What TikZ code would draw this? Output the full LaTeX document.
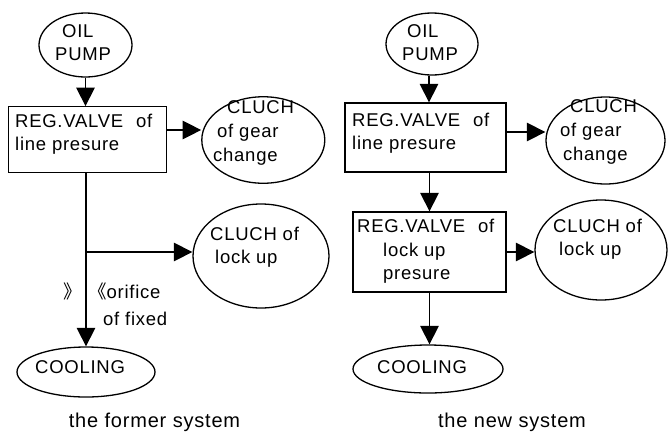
\documentclass[tikz,border=0pt]{standalone}
\usepackage{fontspec}
\setmainfont{Liberation Sans}[LetterSpace=4]
\newfontfamily\cjkfont{Noto Sans CJK SC}
\usetikzlibrary{shapes.geometric,arrows.meta}
\tikzset{
  ell/.style={ellipse, draw, line width=1.3pt, inner sep=0pt},
  boxn/.style={rectangle, draw, line width=1.3pt, inner sep=0pt},
  arr/.style={line width=1.3pt, -{Triangle[length=18.5pt,width=18.5pt]}},
  txt/.style={inner sep=0pt, anchor=base west, font=\fontsize{18.5}{23}\selectfont},
  captxt/.style={inner sep=0pt, anchor=base, font=\fontsize{20}{24}\selectfont},
}
\begin{document}
\begin{tikzpicture}[x=1pt,y=-1pt]
\useasboundingbox[fill=white] (0,0) rectangle (669,432);

% ---------- left: the former system ----------
\node[ell, minimum width=93pt, minimum height=64pt] (pump1) at (85.5,45) {};
\node[boxn, minimum width=158.5pt, minimum height=65.5pt] (box1) at (87.5,139.5) {};
\node[ell, minimum width=123pt, minimum height=86.5pt] (gear1) at (263.3,140) {};
\node[ell, minimum width=136pt, minimum height=104pt] (lock1) at (261,256) {};
\node[ell, minimum width=138pt, minimum height=50pt] (cool1) at (86,372) {};

\node[txt] (l1a) at (62,37) {OIL};
\node[txt] (l1b) at (55,60) {PUMP};
\node[txt] (l2a) at (15,127) {REG.VALVE\hspace{7pt} of};
\node[txt] (l2b) at (15,150) {line presure};
\node[txt] (l3a) at (227,113) {CLUCH};
\node[txt] (l3b) at (217,137) {of gear};
\node[txt] (l3c) at (213,161) {change};
\node[txt] (l4a) at (210,240) {CLUCH of};
\node[txt] (l4b) at (215,263) {lock up};
\node[txt] (l5a) at (63.5,298) {\cjkfont 》};
\node[txt] (l5b) at (88,298) {{\cjkfont 《}orifice};
\node[txt] (l5c) at (103,325) {of fixed};
\node[txt] (l6) at (35,373) {COOLING};
\node[captxt] (c1) at (154.5,427) {the former system};

\draw[arr] (pump1.south) -- (pump1.south |- box1.north);
\draw[arr] ([yshift=9.5pt]box1.east) -- ([yshift=10pt]gear1.west);
\draw[arr] (cool1.north |- box1.south) -- (cool1.north);
\coordinate (br) at (86,252);
\draw[arr] (br) -- ([yshift=4pt]lock1.west);

% ---------- right: the new system ----------
\node[ell, minimum width=92pt, minimum height=62pt] (pump2) at (432,44) {};
\node[boxn, minimum width=161pt, minimum height=69pt] (box2a) at (425.5,137.5) {};
\node[ell, minimum width=119pt, minimum height=87pt] (gear2) at (605.5,140.5) {};
\node[boxn, minimum width=153pt, minimum height=80pt] (box2b) at (429.5,252) {};
\node[ell, minimum width=132pt, minimum height=100pt] (lock2) at (601,250) {};
\node[ell, minimum width=150pt, minimum height=48pt] (cool2) at (428,369) {};

\node[txt] (r1a) at (407,37) {OIL};
\node[txt] (r1b) at (402,60) {PUMP};
\node[txt] (r2a) at (352,126) {REG.VALVE\hspace{7pt} of};
\node[txt] (r2b) at (352,149) {line presure};
\node[txt] (r3a) at (570,112) {CLUCH};
\node[txt] (r3b) at (560,136) {of gear};
\node[txt] (r3c) at (563,160) {change};
\node[txt] (r4a) at (357,232) {REG.VALVE\hspace{7pt} of};
\node[txt] (r4b) at (383,256) {lock up};
\node[txt] (r4c) at (383,279) {presure};
\node[txt] (r5a) at (553,232) {CLUCH of};
\node[txt] (r5b) at (559,255) {lock up};
\node[txt] (r6) at (377,373) {COOLING};
\node[captxt] (c2) at (512,427) {the new system};

\draw[arr] ([xshift=-3pt]pump2.south) -- ([xshift=-3pt]pump2.south |- box2a.north);
\draw[arr] ([yshift=5.5pt]box2a.east) -- ([yshift=8.5pt]gear2.west);
\draw[arr] (box2b.north |- box2a.south) -- (box2b.north);
\draw[arr] (box2b.east) -- ([yshift=-2pt]lock2.west);
\draw[arr] (box2b.south) -- (box2b.south |- cool2.north);
\end{tikzpicture}
\end{document}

+---+

Your task: Write down every line from the opening of the listing to the line with "(0,0) rectangle (669,432);", both included, and nothing else; the pictures are omitted.

Full answer:
What TikZ code would draw this? Output the full LaTeX document.
\documentclass[tikz,border=0pt]{standalone}
\usepackage{fontspec}
\setmainfont{Liberation Sans}[LetterSpace=4]
\newfontfamily\cjkfont{Noto Sans CJK SC}
\usetikzlibrary{shapes.geometric,arrows.meta}
\tikzset{
  ell/.style={ellipse, draw, line width=1.3pt, inner sep=0pt},
  boxn/.style={rectangle, draw, line width=1.3pt, inner sep=0pt},
  arr/.style={line width=1.3pt, -{Triangle[length=18.5pt,width=18.5pt]}},
  txt/.style={inner sep=0pt, anchor=base west, font=\fontsize{18.5}{23}\selectfont},
  captxt/.style={inner sep=0pt, anchor=base, font=\fontsize{20}{24}\selectfont},
}
\begin{document}
\begin{tikzpicture}[x=1pt,y=-1pt]
\useasboundingbox[fill=white] (0,0) rectangle (669,432);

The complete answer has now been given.